» **Task instructions**:
Copy, exactly and only, the lines from the one with "Write a Python" up to and including the one with "def py(y): return 1 - y / H", leaving pictures out.

» **Data extract**:

##########

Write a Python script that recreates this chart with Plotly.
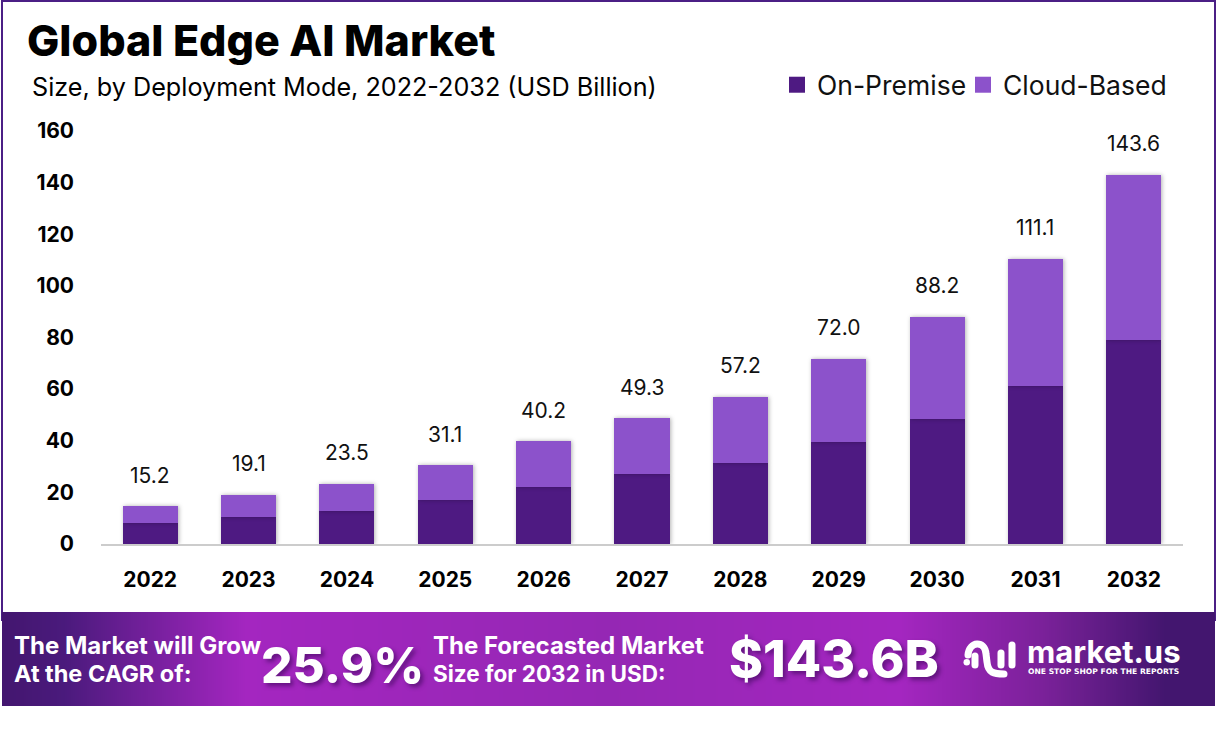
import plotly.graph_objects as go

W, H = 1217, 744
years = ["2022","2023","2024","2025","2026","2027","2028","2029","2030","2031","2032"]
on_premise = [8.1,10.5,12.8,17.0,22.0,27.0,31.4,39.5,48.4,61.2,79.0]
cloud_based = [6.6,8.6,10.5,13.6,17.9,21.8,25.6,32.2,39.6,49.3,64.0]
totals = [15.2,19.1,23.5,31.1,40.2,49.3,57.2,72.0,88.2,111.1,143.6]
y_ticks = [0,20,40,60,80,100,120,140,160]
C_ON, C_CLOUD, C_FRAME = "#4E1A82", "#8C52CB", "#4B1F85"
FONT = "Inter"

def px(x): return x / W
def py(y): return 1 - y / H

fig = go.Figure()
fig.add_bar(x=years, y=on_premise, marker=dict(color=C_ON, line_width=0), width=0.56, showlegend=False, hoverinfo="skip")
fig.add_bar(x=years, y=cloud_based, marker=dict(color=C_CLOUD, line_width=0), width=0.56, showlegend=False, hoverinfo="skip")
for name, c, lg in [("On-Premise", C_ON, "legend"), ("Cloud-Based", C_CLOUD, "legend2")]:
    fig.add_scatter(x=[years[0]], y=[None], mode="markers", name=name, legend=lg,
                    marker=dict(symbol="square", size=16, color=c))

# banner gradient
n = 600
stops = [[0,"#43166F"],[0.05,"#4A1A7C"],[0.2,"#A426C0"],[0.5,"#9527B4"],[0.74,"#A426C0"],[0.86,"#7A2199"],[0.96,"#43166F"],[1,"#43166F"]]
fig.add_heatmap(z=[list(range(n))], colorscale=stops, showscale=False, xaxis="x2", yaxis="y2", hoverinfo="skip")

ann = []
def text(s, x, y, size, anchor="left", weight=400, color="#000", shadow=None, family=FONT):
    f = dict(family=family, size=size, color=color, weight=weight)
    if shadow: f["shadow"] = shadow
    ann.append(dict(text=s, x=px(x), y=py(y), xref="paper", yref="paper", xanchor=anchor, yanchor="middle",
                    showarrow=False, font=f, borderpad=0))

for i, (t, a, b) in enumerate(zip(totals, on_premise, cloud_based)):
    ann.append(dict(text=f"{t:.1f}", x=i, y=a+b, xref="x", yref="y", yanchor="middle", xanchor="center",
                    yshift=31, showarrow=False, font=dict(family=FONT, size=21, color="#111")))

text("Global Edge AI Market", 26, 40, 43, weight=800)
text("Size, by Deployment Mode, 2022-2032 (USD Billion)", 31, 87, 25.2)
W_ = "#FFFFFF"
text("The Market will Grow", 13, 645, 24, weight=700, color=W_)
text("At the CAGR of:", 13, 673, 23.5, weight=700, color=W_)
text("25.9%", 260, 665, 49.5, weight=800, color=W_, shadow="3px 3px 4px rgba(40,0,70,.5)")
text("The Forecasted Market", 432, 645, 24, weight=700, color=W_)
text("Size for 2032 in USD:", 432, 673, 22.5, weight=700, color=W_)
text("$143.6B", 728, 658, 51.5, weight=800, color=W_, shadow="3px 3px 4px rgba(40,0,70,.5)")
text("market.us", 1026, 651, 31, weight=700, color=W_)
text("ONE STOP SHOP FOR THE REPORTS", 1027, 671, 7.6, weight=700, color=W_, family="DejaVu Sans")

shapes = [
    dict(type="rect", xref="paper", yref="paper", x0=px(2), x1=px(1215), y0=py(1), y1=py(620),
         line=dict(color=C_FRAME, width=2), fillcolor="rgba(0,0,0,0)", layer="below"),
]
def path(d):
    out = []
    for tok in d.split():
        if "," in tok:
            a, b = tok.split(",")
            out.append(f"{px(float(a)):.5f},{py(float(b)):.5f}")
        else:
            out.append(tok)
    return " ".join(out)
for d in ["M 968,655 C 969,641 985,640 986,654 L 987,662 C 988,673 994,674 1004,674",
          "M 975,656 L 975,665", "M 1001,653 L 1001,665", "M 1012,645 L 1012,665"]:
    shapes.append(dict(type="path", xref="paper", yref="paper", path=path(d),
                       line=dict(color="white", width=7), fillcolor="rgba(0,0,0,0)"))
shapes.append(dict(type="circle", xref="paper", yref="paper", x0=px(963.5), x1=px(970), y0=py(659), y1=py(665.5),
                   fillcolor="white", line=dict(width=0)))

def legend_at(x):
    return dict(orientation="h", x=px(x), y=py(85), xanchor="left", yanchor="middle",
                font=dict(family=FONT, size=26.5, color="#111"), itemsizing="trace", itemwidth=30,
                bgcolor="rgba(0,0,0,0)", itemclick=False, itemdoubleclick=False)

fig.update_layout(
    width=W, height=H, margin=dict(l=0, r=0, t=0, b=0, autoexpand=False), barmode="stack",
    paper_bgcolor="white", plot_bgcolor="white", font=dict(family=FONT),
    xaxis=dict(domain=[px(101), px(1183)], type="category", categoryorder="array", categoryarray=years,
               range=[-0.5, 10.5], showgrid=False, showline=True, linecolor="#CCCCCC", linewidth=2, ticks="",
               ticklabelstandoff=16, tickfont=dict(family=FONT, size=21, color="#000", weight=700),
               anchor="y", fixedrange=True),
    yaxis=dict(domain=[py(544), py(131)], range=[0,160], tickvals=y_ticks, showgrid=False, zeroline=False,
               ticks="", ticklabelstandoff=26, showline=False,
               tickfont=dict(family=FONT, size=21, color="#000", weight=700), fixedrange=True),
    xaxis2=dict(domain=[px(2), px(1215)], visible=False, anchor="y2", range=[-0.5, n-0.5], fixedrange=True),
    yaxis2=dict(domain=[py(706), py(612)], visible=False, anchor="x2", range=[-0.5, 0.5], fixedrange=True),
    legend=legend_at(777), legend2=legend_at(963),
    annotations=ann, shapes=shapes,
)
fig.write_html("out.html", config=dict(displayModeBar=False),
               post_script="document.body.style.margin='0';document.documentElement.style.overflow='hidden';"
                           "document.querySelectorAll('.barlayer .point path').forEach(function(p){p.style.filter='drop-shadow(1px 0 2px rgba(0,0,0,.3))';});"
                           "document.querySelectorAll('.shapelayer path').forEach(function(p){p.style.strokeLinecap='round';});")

##########

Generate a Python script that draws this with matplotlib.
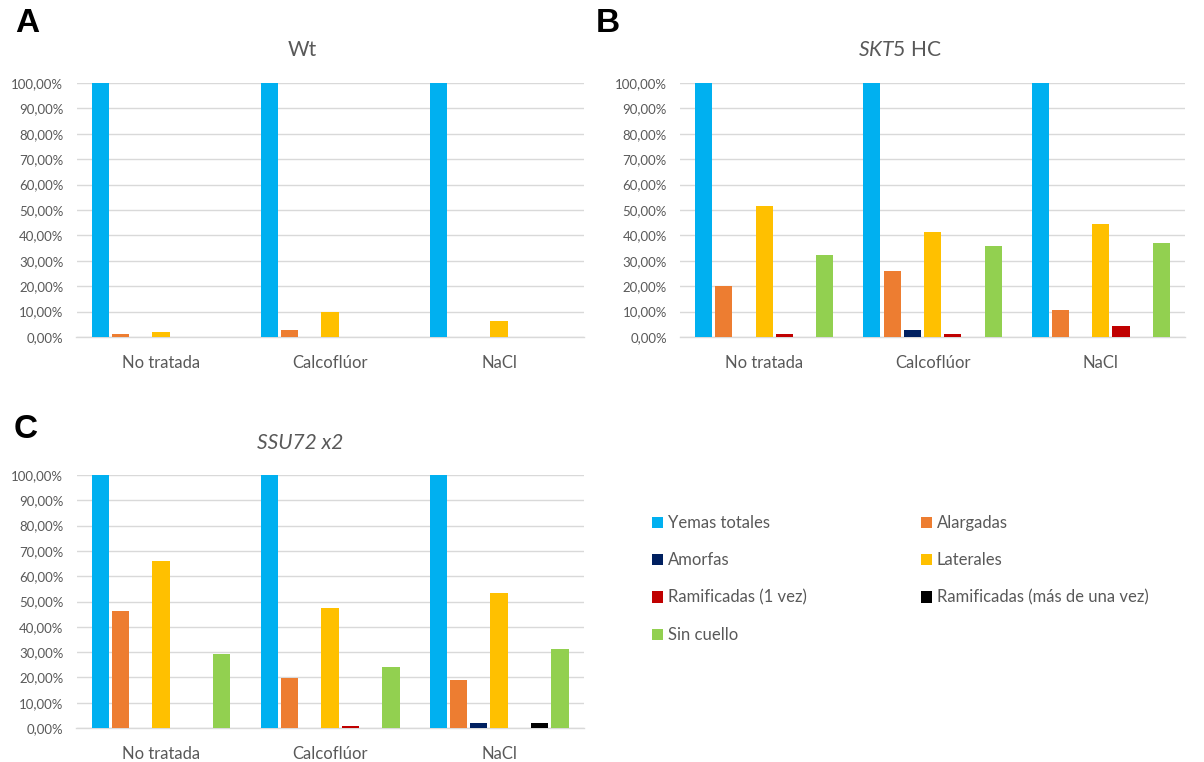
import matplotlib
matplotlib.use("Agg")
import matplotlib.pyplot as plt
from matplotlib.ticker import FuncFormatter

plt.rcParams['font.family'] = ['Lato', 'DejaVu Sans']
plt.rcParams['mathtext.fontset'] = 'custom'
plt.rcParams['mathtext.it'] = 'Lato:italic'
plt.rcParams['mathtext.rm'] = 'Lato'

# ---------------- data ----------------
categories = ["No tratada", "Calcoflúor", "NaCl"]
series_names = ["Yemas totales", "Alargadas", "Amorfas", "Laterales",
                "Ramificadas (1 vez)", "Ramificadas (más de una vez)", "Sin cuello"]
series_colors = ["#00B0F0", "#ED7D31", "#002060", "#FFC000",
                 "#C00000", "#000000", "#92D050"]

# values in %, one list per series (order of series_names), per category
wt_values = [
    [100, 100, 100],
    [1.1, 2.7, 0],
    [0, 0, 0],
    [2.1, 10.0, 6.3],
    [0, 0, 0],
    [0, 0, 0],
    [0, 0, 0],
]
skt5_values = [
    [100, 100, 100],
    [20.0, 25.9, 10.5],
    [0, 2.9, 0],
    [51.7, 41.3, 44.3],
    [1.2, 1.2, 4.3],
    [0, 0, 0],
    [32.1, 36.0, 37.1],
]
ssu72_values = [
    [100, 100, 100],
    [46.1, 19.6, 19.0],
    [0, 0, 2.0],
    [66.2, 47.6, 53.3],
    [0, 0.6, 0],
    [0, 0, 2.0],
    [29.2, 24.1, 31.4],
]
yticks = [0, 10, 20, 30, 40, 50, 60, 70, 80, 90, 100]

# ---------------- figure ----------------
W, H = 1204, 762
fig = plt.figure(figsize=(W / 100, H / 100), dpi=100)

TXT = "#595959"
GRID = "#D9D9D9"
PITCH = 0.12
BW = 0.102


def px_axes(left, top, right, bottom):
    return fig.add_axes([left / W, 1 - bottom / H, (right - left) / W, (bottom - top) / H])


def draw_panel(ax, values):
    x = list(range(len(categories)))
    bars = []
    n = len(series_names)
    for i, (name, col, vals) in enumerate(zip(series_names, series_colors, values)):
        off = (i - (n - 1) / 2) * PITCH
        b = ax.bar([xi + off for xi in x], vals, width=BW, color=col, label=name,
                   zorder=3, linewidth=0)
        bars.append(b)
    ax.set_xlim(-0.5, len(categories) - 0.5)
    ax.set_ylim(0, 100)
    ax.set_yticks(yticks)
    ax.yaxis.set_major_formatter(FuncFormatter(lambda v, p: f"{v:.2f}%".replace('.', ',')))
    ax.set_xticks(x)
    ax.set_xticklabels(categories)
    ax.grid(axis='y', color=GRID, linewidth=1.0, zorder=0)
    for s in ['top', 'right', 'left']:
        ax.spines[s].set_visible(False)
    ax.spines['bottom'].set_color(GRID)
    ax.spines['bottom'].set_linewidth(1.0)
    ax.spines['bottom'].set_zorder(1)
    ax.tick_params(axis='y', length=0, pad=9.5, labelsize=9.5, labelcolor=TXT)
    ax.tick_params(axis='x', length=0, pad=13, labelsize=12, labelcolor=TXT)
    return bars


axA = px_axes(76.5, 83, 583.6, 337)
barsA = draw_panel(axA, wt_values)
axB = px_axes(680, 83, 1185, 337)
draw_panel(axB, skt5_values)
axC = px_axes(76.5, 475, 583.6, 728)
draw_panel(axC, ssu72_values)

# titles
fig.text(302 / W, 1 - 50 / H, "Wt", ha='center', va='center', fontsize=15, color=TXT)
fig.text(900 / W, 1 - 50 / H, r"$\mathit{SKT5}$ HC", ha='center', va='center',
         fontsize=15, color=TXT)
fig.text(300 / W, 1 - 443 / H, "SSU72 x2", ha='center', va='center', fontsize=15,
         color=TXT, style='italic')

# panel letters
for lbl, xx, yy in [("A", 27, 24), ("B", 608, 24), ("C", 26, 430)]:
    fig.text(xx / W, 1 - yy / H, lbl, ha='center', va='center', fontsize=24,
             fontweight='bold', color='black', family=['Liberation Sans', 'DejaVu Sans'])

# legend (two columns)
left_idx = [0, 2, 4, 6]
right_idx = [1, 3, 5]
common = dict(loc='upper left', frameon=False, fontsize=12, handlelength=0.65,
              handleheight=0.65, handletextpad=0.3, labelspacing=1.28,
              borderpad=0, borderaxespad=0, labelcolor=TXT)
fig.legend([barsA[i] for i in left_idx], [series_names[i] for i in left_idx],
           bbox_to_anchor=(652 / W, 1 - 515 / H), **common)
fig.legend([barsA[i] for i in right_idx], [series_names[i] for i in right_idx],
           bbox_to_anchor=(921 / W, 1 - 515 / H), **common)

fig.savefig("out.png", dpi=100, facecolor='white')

##########

» **Task answer**:
Write a Python script that recreates this chart with Plotly.
import plotly.graph_objects as go

W, H = 1217, 744
years = ["2022","2023","2024","2025","2026","2027","2028","2029","2030","2031","2032"]
on_premise = [8.1,10.5,12.8,17.0,22.0,27.0,31.4,39.5,48.4,61.2,79.0]
cloud_based = [6.6,8.6,10.5,13.6,17.9,21.8,25.6,32.2,39.6,49.3,64.0]
totals = [15.2,19.1,23.5,31.1,40.2,49.3,57.2,72.0,88.2,111.1,143.6]
y_ticks = [0,20,40,60,80,100,120,140,160]
C_ON, C_CLOUD, C_FRAME = "#4E1A82", "#8C52CB", "#4B1F85"
FONT = "Inter"

def px(x): return x / W
def py(y): return 1 - y / H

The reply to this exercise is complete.